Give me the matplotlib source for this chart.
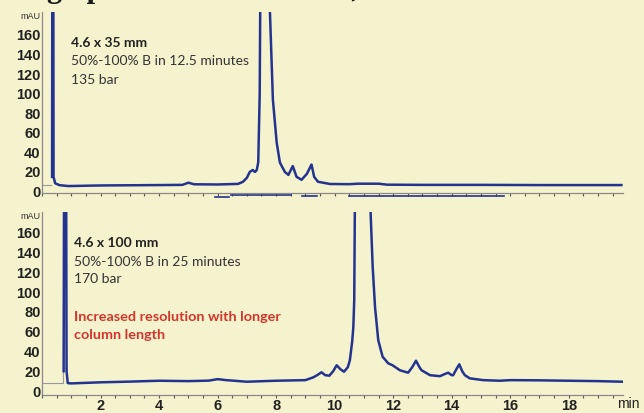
import numpy as np
import matplotlib.pyplot as plt

# chromatogram 1: 4.6 x 35 mm (time in min, signal in mAU)
top_t = [0.345, 0.355, 0.37, 0.385, 0.395, 0.45, 0.6, 0.9, 2.0, 3.0, 4.0, 4.8, 5.0, 5.2,
         6.0, 6.7, 6.87, 7.0, 7.1, 7.2, 7.28, 7.34, 7.39, 7.44, 7.48, 7.63, 7.77, 7.79,
         7.89, 8.02, 8.13, 8.3, 8.42, 8.57, 8.7, 8.87, 9.05, 9.21, 9.3, 9.43, 9.84,
         10.5, 10.8, 11.5, 11.8, 13.0, 15.0, 17.0, 19.8]
top_v = [15, 300, 1500, 300, 15, 8.4, 6.5, 5.6, 6.2, 6.4, 6.6, 6.8, 9, 7.4,
         7.2, 7.8, 10, 14, 20, 22, 20, 22, 30, 100, 300, 2000, 300, 183,
         94, 50, 29.6, 20, 17, 26, 15, 12, 18, 27.6, 15, 10, 7.7,
         7.5, 8, 8, 7, 6.8, 6.8, 6.6, 6.6]
top_pre_t = [0.0, 0.31]
top_pre_v = [6.6, 6.6]
# stray trace just under the first x axis
under_t = [5.91, 6.4, np.nan, 6.45, 8.5, np.nan, 8.9, 9.4, np.nan, 10.5, 15.8]
under_v = [-5.5, -5.5, np.nan, -3.5, -3.5, np.nan, -4.5, -4.5, np.nan, -4.5, -4.5]

# chromatogram 2: 4.6 x 100 mm
bot_t = [0.74, 0.76, 0.79, 0.82, 0.84, 0.88, 1.0, 2.0, 3.0, 4.0, 5.0, 5.7, 6.0, 6.3,
         7.0, 8.0, 9.0, 9.27, 9.4, 9.55, 9.68, 9.82, 9.95, 10.07, 10.2, 10.32, 10.45,
         10.52, 10.6, 10.64, 10.67, 10.69, 10.72, 10.96, 11.2, 11.23, 11.30, 11.38,
         11.49, 11.64, 11.83, 11.98, 12.23, 12.51, 12.65, 12.78, 12.9, 12.97, 13.26,
         13.6, 13.75, 13.88, 14.0, 14.05, 14.16, 14.26, 14.36, 14.45, 14.62, 15.08,
         15.65, 16.0, 17.0, 18.0, 19.0, 19.85]
bot_v = [20, 300, 1500, 300, 20, 8, 7.7, 8.8, 9.5, 10.4, 10, 10.5, 12, 11,
         9.4, 10.4, 11, 13.8, 16, 18.9, 16, 15.5, 20, 26, 22, 19.5, 24,
         31, 50, 65, 92, 180, 400, 2000, 400, 180, 125.6, 85,
         51.5, 34.6, 28, 26, 21, 18.5, 24, 30.6, 24, 21, 16,
         15, 17, 18.5, 16, 16, 22, 27, 20, 16, 12.8, 11,
         10.4, 11, 10.8, 10.4, 10, 9.4]
bot_pre_t = [0.0, 0.72, 0.72]
bot_pre_v = [8.4, 8.4, 21]

y_ticks = [0, 20, 40, 60, 80, 100, 120, 140, 160]
x_ticks = [2, 4, 6, 8, 10, 12, 14, 16, 18]

bg = "#f5f3cd"
blue = "#24338f"
red = "#d2352c"
num_font = "Liberation Sans"
txt_font = "Lato"

fig = plt.figure(figsize=(6.44, 4.13), dpi=100, facecolor=bg)

ax1 = fig.add_axes([0.0652, 0.5327, 0.902, 0.4383])
ax2 = fig.add_axes([0.0652, 0.0436, 0.902, 0.4431])

for ax in (ax1, ax2):
    ax.set_facecolor(bg)
    ax.set_xlim(0, 19.85)
    ax.set_yticks(y_ticks)
    ax.set_yticklabels([str(v) for v in y_ticks], fontfamily=num_font,
                       fontweight="bold", fontsize=10.5, color="#222222")
    ax.set_xticks(np.arange(0, 19.9, 0.5), minor=True)
    ax.set_xticks(x_ticks)
    ax.tick_params(axis="y", length=0, pad=1)
    ax.tick_params(axis="x", which="both", length=2.2, width=0.8,
                   color="#555555", direction="out")
    for s in ("top", "right"):
        ax.spines[s].set_visible(False)
    for s in ("left", "bottom"):
        ax.spines[s].set_color("#888888")
        ax.spines[s].set_linewidth(0.9)

ax1.set_ylim(-1.5, 183.5)
ax2.set_ylim(-4, 180.8)
ax1.set_xticklabels([])
ax2.set_xticklabels([str(v) for v in x_ticks], fontfamily=num_font,
                    fontweight="bold", fontsize=10.5, color="#222222")
ax2.tick_params(axis="x", pad=0.5)

ax1.plot(top_pre_t, top_pre_v, color="#999999", lw=0.8)
ax1.plot(top_t, top_v, color=blue, lw=1.8, solid_joinstyle="round")
ax1.plot(under_t, under_v, color=blue, lw=1.2, clip_on=False)
ax2.plot(bot_pre_t, bot_pre_v, color="#999999", lw=0.8)
ax2.plot(bot_t, bot_v, color=blue, lw=1.8, solid_joinstyle="round")

# axis unit labels
for ax in (ax1, ax2):
    ax.text(-0.003, 1.0, "mAU", transform=ax.transAxes, ha="right", va="top",
            fontsize=6.5, fontfamily=num_font, color="#333333")
fig.text(628 / 644, 1 - 404 / 413, "min", ha="center", va="center",
         fontsize=10, fontfamily=num_font, color="#222222")

# annotations
fs = 10
fig.text(71 / 644, 1 - 43 / 413, "4.6 x 35 mm", fontfamily=txt_font,
         fontweight="bold", fontsize=fs, va="center", color="#222222")
fig.text(71 / 644, 1 - 61 / 413, "50%-100% B in 12.5 minutes", fontfamily=txt_font,
         fontsize=fs, va="center", color="#333333")
fig.text(71 / 644, 1 - 79.5 / 413, "135 bar", fontfamily=txt_font,
         fontsize=fs, va="center", color="#333333")

fig.text(74 / 644, 1 - 243 / 413, "4.6 x 100 mm", fontfamily=txt_font,
         fontweight="bold", fontsize=fs, va="center", color="#222222")
fig.text(74 / 644, 1 - 261.5 / 413, "50%-100% B in 25 minutes", fontfamily=txt_font,
         fontsize=fs, va="center", color="#333333")
fig.text(74 / 644, 1 - 279 / 413, "170 bar", fontfamily=txt_font,
         fontsize=fs, va="center", color="#333333")
fig.text(74 / 644, 1 - 317 / 413, "Increased resolution with longer", fontfamily=txt_font,
         fontweight="bold", fontsize=10.4, va="center", color=red)
fig.text(74 / 644, 1 - 335 / 413, "column length", fontfamily=txt_font,
         fontweight="bold", fontsize=10.4, va="center", color=red)

# slide title, almost entirely cut off by the top edge (only descenders show)
title_y = 1 + 3 / 413
fig.text(47 / 644, title_y, "Increasin", ha="right", va="baseline",
         fontfamily="Liberation Serif", fontweight="bold", fontsize=22, color="#1b1b1b")
fig.text(47 / 644, title_y, "g Speed and Resolution, Columns",
         ha="left", va="baseline", fontfamily="Liberation Serif",
         fontweight="bold", fontsize=22, color="#1b1b1b")

fig.savefig("out.png", dpi=100, facecolor=bg)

§ **Description of the task**: Skip the pictures, please, and transcribe only the lines from the beginning of the material through the one that contains "import matplotlib.pyplot as plt".

§ **Exercise output**:
Give me the matplotlib source for this chart.
import numpy as np
import matplotlib.pyplot as plt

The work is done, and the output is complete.